人間を見つめる

 また「折々のことば」で、どーもすいません(笑)。

 朝食をとりながら新聞を寛げていたら、いの一番に目に飛び込んできたんですわ。

《ぎこちなく荷をかついでいる・・・少年の姿には、労働とは無縁に生きてきたことがむき出しになっていた。》

 吉村昭のエッセイの1フレーズが引かれている。これをワシャは読んで知っていた。

 吉村昭さんは、この人もワシャの大好きな作家である。司馬遼太郎池波正太郎についで熟読をしている人。とくに吉村さんの書くエッセイが好物なんですね。なぜかというと、吉村さん、かなりの酒好きで、酒にまつわる話が多く読める。

 この日記では最近は2022年10月15日「長崎で感じたこと」に書いている。吉村さんのエッセイ集『わたしの普段着』(新潮社)の中に「長崎のおたかちゃん」と題した小品がある。ここ地方に行った時にたまたま見つけたすてきな小料理屋、居酒屋のことが出てくる。吉村さんのエッセイを読んでいると、やっぱり飲みたくなるんですね(笑)。

 話が逸れてきた。冒頭の「折々のことば」である。その言葉は吉村さんの『街のはなし』(文藝春秋)の中に入っている。2ページ30行1000字程度の短い文である。この本にも酒の話がけっこうあって、「いい肴と酒」という作品には大きめのオレンジの付箋が打ってある。よほどこの「いい肴と酒」が気に入ったとみえる。

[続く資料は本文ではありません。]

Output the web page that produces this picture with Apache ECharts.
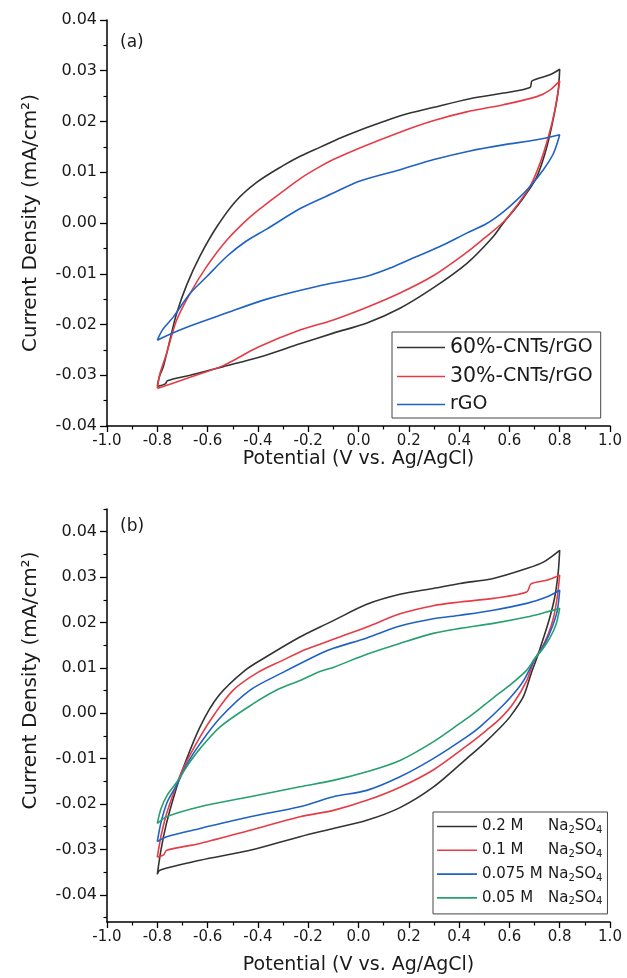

 で、他にも小さめの付箋が何枚か打ってあって、その1枚が「十七歳の少年」という冒頭のフレーズを含むエッセイだった。

「折々のことば」では、この華奢な少年の話と、やはり『街のはなし』に出てくる夫を亡くしたばかりの若い女性の話を織り交ぜて紹介している。内容には触れないけれど、作家の人間観察の鋭さが垣間見える切れ味のいい短い文章だった。少年も寡婦も与えられた場所で一所懸命に生きようとしていることが伝わってきて、ワシャもジンとしたものである。

 吉村昭さん、小説もいいけれど、エッセイがまたおもしろい。